Les associations d’aide aux justiciables ont également adapté leurs pratiques, en développant des permanences juridiques d’urgence et des outils pédagogiques pour sensibiliser les citoyens à l’importance du respect des délais. Des initiatives comme les « cliniques du droit » dans certaines universités contribuent à cette mission d’information et d’accompagnement.
La perception de la justice administrative
L’irrecevabilité pour tardiveté peut affecter négativement la perception de la justice administrative par les citoyens. Le rejet d’une requête sans examen au fond, pour un motif purement procédural, peut être perçu comme une forme de déni de justice, surtout lorsque l’illégalité de l’acte attaqué apparaît manifeste.
Cette perception est renforcée par le caractère souvent lapidaire des ordonnances de rejet pour irrecevabilité, qui ne comportent généralement pas d’explication détaillée sur les raisons de l’irrecevabilité ou sur les voies alternatives qui s’offraient au requérant. L’arrêt Mme B du 5 février 2018 a d’ailleurs rappelé l’obligation pour le juge de motiver suffisamment ses décisions d’irrecevabilité.
Face à ce risque de défiance, plusieurs initiatives ont été développées pour améliorer la compréhension du fonctionnement de la justice administrative par les citoyens : guides pratiques édités par le Conseil d’État, développement de l’information en ligne sur le site des juridictions administratives, simplification progressive des formulaires et des procédures.

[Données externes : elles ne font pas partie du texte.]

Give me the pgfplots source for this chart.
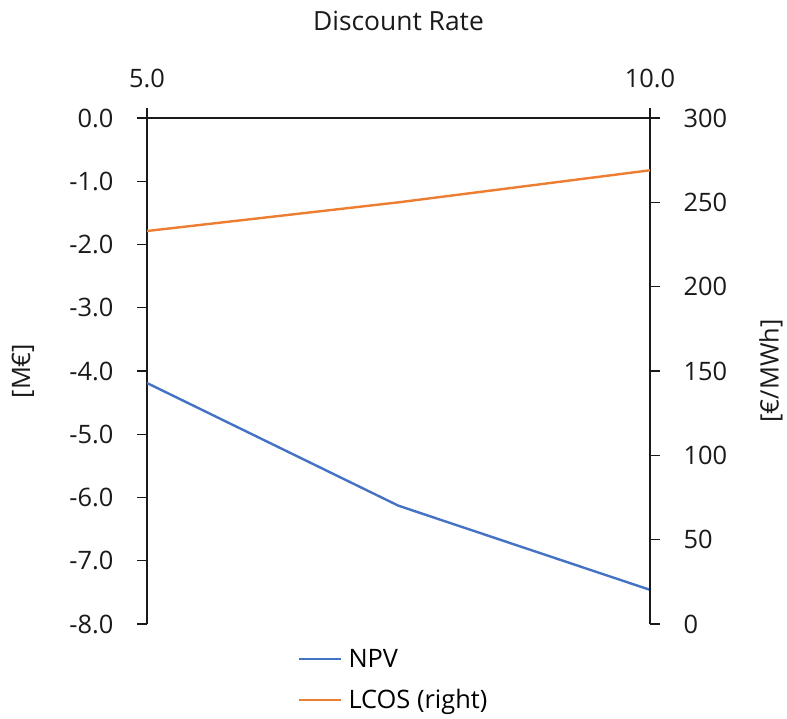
\documentclass[border=0pt]{standalone}
\usepackage{fontspec}
\setmainfont{Open Sans}
\usepackage{pgfplots}
\pgfplotsset{compat=1.18}

\definecolor{npvblue}{HTML}{4472C4}
\definecolor{lcosorange}{HTML}{ED7D31}
\definecolor{axisgray}{HTML}{1A1A1A}

\pgfplotsset{
  common/.style={
    scale only axis,
    width=503bp, height=506bp,
    at={(147bp,95bp)}, anchor=south west,
    xmin=5, xmax=10,
    tick align=outside,
    major tick length=10bp,
    axis line style={axisgray, line width=1.3bp},
    tick style={axisgray, line width=1.3bp},
    every tick label/.append style={font=\fontsize{25.5}{30}\selectfont, text=axisgray},
    /pgf/number format/assume math mode=true,
    xticklabel shift=17bp,
    yticklabel shift=20bp,
  },
}

\begin{document}
\begin{tikzpicture}
\path[use as bounding box] (0,0) rectangle (787bp,719bp);

% NPV on the left axis, discount rate along the top
\begin{axis}[
  common,
  axis x line*=top,
  axis y line*=left,
  ymin=-8, ymax=0,
  ytick={-8,-7,...,0},
  xtick={5,10},
  xticklabel style={/pgf/number format/.cd, fixed, fixed zerofill, precision=1},
  yticklabel style={/pgf/number format/.cd, fixed, fixed zerofill, precision=1},
  xlabel={Discount Rate},
  ylabel={[M€]},
  xlabel style={at={(rel axis cs:0.5,1)}, anchor=base, yshift=88bp,
    font=\fontsize{26.5}{30}\selectfont, text=axisgray},
  % label is rotated, so its own y direction points to the left
  ylabel style={at={(rel axis cs:0,0.5)}, anchor=center, yshift=124bp,
    font=\fontsize{25.5}{30}\selectfont, text=axisgray},
]
\addplot[npvblue, line width=2.4bp] coordinates {
  (5,-4.19) (7.5,-6.13) (10,-7.46)
};
\end{axis}

% LCOS on the right axis
\begin{axis}[
  common,
  axis x line=none,
  axis y line*=right,
  ymin=0, ymax=300,
  ytick={0,50,...,300},
  ylabel={[€/MWh]},
  ylabel style={at={(rel axis cs:1,0.5)}, anchor=center, yshift=-121bp,
    font=\fontsize{25.5}{30}\selectfont, text=axisgray},
  legend style={
    at={(rel axis cs:0.3,-0.045)}, anchor=north west,
    draw=none, fill=none, inner sep=0pt,
    font=\fontsize{25.5}{30}\selectfont,
    row sep=17bp,
    nodes={inner xsep=6bp},
  },
  legend cell align=left,
  legend image code/.code={\draw[#1] (0bp,0bp) -- (42bp,0bp);},
]
\addlegendimage{npvblue, line width=2.4bp}
\addlegendentry{NPV}
\addplot[lcosorange, line width=2.4bp] coordinates {
  (5,233) (7.5,250) (10,269)
};
\addlegendentry{LCOS (right)}
\end{axis}
\end{tikzpicture}
\end{document}
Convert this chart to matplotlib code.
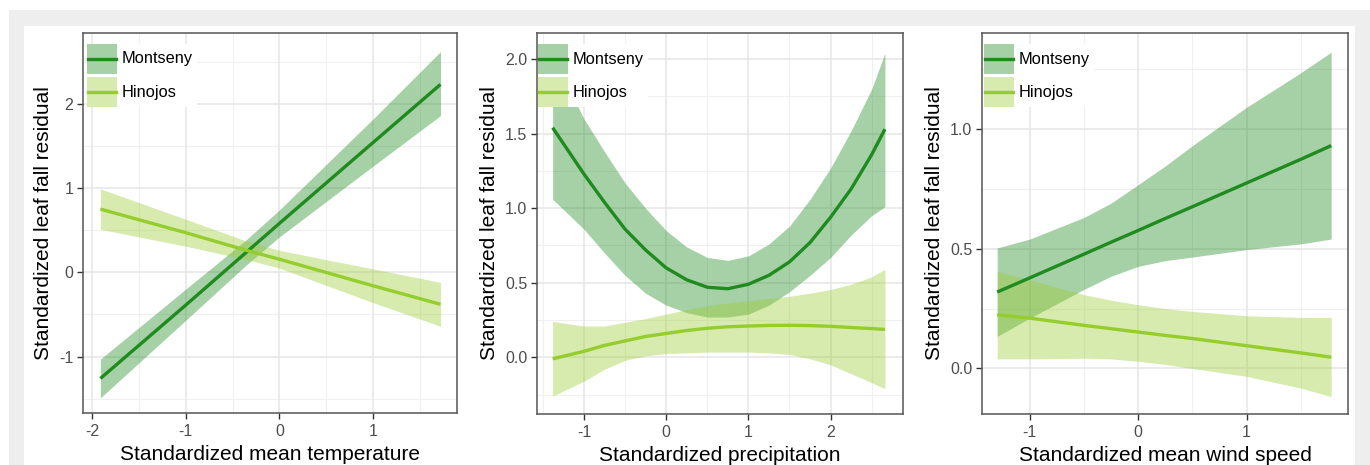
import matplotlib
matplotlib.use("Agg")

import matplotlib.pyplot as plt
from matplotlib.lines import Line2D
from matplotlib.patches import Rectangle

plt.rcParams["font.family"] = ["Liberation Sans", "DejaVu Sans"]
plt.rcParams["axes.unicode_minus"] = False

SITES = ["Montseny", "Hinojos"]
LINE_COLORS = ["#1f8b1f", "#94cd2c"]
BAND_COLORS = ["#228b22", "#9acd32"]

# panel 1: temperature
TEMP_X = [-1.91, -1.0, -0.35, 0.0, 1.0, 1.72]
TEMP_FIT = {
    "Montseny": [-1.26, -0.39, 0.24, 0.58, 1.54, 2.23],
    "Hinojos": [0.75, 0.47, 0.26, 0.155, -0.16, -0.38],
}
TEMP_LO = {
    "Montseny": [-1.49, -0.57, 0.09, 0.42, 1.26, 1.86],
    "Hinojos": [0.51, 0.31, 0.15, 0.05, -0.36, -0.64],
}
TEMP_HI = {
    "Montseny": [-1.03, -0.20, 0.39, 0.74, 1.82, 2.62],
    "Hinojos": [0.99, 0.63, 0.37, 0.26, 0.04, -0.12],
}

# panel 2: precipitation
PREC_X = [-1.38, -1.0, -0.75, -0.5, -0.25, 0.0, 0.25, 0.5, 0.75,
          1.0, 1.25, 1.5, 1.75, 2.0, 2.25, 2.5, 2.66]
PREC_FIT = {
    "Montseny": [1.54, 1.23, 1.04, 0.86, 0.72, 0.60, 0.52, 0.47, 0.46,
                 0.49, 0.55, 0.64, 0.77, 0.94, 1.13, 1.36, 1.53],
    "Hinojos": [-0.01, 0.04, 0.08, 0.11, 0.14, 0.16, 0.18, 0.195, 0.205,
                0.21, 0.214, 0.215, 0.213, 0.208, 0.20, 0.193, 0.187],
}
PREC_LO = {
    "Montseny": [1.06, 0.86, 0.70, 0.55, 0.43, 0.35, 0.30, 0.27, 0.27,
                 0.29, 0.35, 0.44, 0.55, 0.67, 0.82, 0.95, 1.01],
    "Hinojos": [-0.26, -0.16, -0.08, -0.02, 0.01, 0.025, 0.03, 0.035, 0.035,
                0.035, 0.03, 0.02, -0.01, -0.05, -0.11, -0.17, -0.21],
}
PREC_HI = {
    "Montseny": [2.02, 1.60, 1.38, 1.17, 1.00, 0.85, 0.74, 0.67, 0.65,
                 0.68, 0.76, 0.88, 1.06, 1.27, 1.52, 1.80, 2.04],
    "Hinojos": [0.24, 0.21, 0.21, 0.235, 0.26, 0.29, 0.32, 0.345, 0.365,
                0.38, 0.395, 0.41, 0.43, 0.455, 0.49, 0.54, 0.59],
}

# panel 3: wind speed
WIND_X = [-1.30, -1.0, -0.5, -0.25, 0.0, 0.25, 0.5, 1.0, 1.5, 1.78]
WIND_FIT = {
    "Montseny": [0.319, 0.378, 0.477, 0.527, 0.576, 0.626, 0.675, 0.774, 0.873, 0.93],
    "Hinojos": [0.224, 0.21, 0.18, 0.166, 0.152, 0.138, 0.125, 0.095, 0.065, 0.047],
}
WIND_LO = {
    "Montseny": [0.134, 0.21, 0.33, 0.385, 0.426, 0.45, 0.465, 0.496, 0.52, 0.54],
    "Hinojos": [0.04, 0.04, 0.043, 0.04, 0.03, 0.017, 0.0, -0.033, -0.082, -0.117],
}
WIND_HI = {
    "Montseny": [0.503, 0.54, 0.63, 0.69, 0.767, 0.845, 0.93, 1.09, 1.234, 1.32],
    "Hinojos": [0.405, 0.37, 0.308, 0.285, 0.266, 0.25, 0.238, 0.22, 0.213, 0.213],
}

PANELS = [
    dict(x=TEMP_X, fit=TEMP_FIT, lo=TEMP_LO, hi=TEMP_HI,
         xlabel="Standardized mean temperature",
         xlim=(-2.096, 1.896), ylim=(-1.67, 2.84),
         xticks=[-2, -1, 0, 1], yticks=[-1, 0, 1, 2],
         xminor=[-1.5, -0.5, 0.5, 1.5], yminor=[-1.5, -0.5, 0.5, 1.5, 2.5],
         yfmt="{:.0f}", box=(83, 457, 33, 413), legx=4),
    dict(x=PREC_X, fit=PREC_FIT, lo=PREC_LO, hi=PREC_HI,
         xlabel="Standardized precipitation",
         xlim=(-1.57, 2.88), ylim=(-0.38, 2.175),
         xticks=[-1, 0, 1, 2], yticks=[0.0, 0.5, 1.0, 1.5, 2.0],
         xminor=[-1.5, -0.5, 0.5, 1.5, 2.5], yminor=[-0.25, 0.25, 0.75, 1.25, 1.75],
         yfmt="{:.1f}", box=(537, 903, 33, 414), legx=1),
    dict(x=WIND_X, fit=WIND_FIT, lo=WIND_LO, hi=WIND_HI,
         xlabel="Standardized mean wind speed",
         xlim=(-1.44, 1.935), ylim=(-0.19, 1.40),
         xticks=[-1, 0, 1], yticks=[0.0, 0.5, 1.0],
         xminor=[-0.5, 0.5, 1.5], yminor=[0.25, 0.75, 1.25],
         yfmt="{:.1f}", box=(982, 1348, 33, 414), legx=2),
]

W, H = 1370, 465
LW = 2.4
fig = plt.figure(figsize=(W / 100, H / 100), dpi=100)
fig.patches.append(Rectangle((9 / W, 0), 1 - 9 / W, 1 - 10 / H,
                             transform=fig.transFigure, facecolor="#eeeeee",
                             edgecolor="none", zorder=-10))
fig.patches.append(Rectangle((24 / W, 0), (1355 - 24) / W, 1 - 26 / H,
                             transform=fig.transFigure, facecolor="white",
                             edgecolor="none", zorder=-9))

for p in PANELS:
    l, r, t, b = p["box"]
    aw, ah = r - l, b - t
    ax = fig.add_axes([l / W, 1 - b / H, aw / W, ah / H])
    ax.set_facecolor("white")

    for xv in p["xminor"]:
        ax.axvline(xv, color="#f0f0f0", lw=0.8, zorder=0)
    for yv in p["yminor"]:
        ax.axhline(yv, color="#f0f0f0", lw=0.8, zorder=0)
    for xv in p["xticks"]:
        ax.axvline(xv, color="#e6e6e6", lw=1.1, zorder=0)
    for yv in p["yticks"]:
        ax.axhline(yv, color="#e6e6e6", lw=1.1, zorder=0)

    for site, lc, bc in zip(SITES, LINE_COLORS, BAND_COLORS):
        ax.fill_between(p["x"], p["lo"][site], p["hi"][site],
                        color=bc, alpha=0.4, lw=0, zorder=1)
        ax.plot(p["x"], p["fit"][site], color=lc, lw=LW, zorder=2,
                solid_capstyle="butt")

    # legend drawn by hand (ggplot-like square keys), pixel offsets in axes
    kx, ky, ks, gap = p["legx"], 11, 30, 3
    ax.add_patch(Rectangle((kx / aw, 1 - (ky + 2 * ks + gap) / ah),
                           (ks + 80) / aw, (2 * ks + gap) / ah,
                           transform=ax.transAxes, facecolor="white",
                           edgecolor="none", zorder=4))
    for i, (site, lc, bc) in enumerate(zip(SITES, LINE_COLORS, BAND_COLORS)):
        top = ky + i * (ks + gap)
        ax.add_patch(Rectangle((kx / aw, 1 - (top + ks) / ah), ks / aw, ks / ah,
                               transform=ax.transAxes, facecolor=bc, alpha=0.4,
                               edgecolor="none", zorder=5))
        ym = 1 - (top + ks / 2) / ah
        ax.add_line(Line2D([(kx + 1) / aw, (kx + ks - 1) / aw], [ym, ym],
                           transform=ax.transAxes, color=lc, lw=LW, zorder=6))
        ax.text((kx + ks + 5) / aw, ym, site, transform=ax.transAxes,
                fontsize=11.8, va="center", ha="left", color="black", zorder=7)

    ax.set_xlim(*p["xlim"])
    ax.set_ylim(*p["ylim"])
    ax.set_xticks(p["xticks"])
    ax.set_xticklabels([str(v) for v in p["xticks"]])
    ax.set_yticks(p["yticks"])
    ax.set_yticklabels([p["yfmt"].format(v) for v in p["yticks"]])
    ax.tick_params(axis="both", labelsize=11.5, labelcolor="#4d4d4d",
                   color="#333333", length=4, width=1.0, pad=3)
    ax.tick_params(axis="x", pad=4)
    for s in ax.spines.values():
        s.set_color("#555555")
        s.set_linewidth(1.1)
    ax.set_xlabel(p["xlabel"], fontsize=15, labelpad=4)
    ax.set_ylabel("Standardized leaf fall residual", fontsize=15, labelpad=4)

fig.savefig("out.png", dpi=100)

L’enjeu est de taille, car il touche à la légitimité même de la justice administrative. Comme l’a souligné le vice-président du Conseil d’État, Bruno Lasserre, dans son discours du 18 janvier 2019 : « La justice administrative ne peut être pleinement légitime que si elle est comprise et acceptée par ceux auxquels elle s’adresse. »
Ces enjeux pratiques illustrent la tension permanente entre les exigences de sécurité juridique et de bonne administration de la justice, qui justifient le maintien de règles procédurales strictes, et l’impératif d’accessibilité et d’effectivité du droit au recours, qui plaide pour une application nuancée de ces règles. La recherche d’un équilibre satisfaisant entre ces exigences contradictoires constitue l’un des défis majeurs du contentieux administratif contemporain.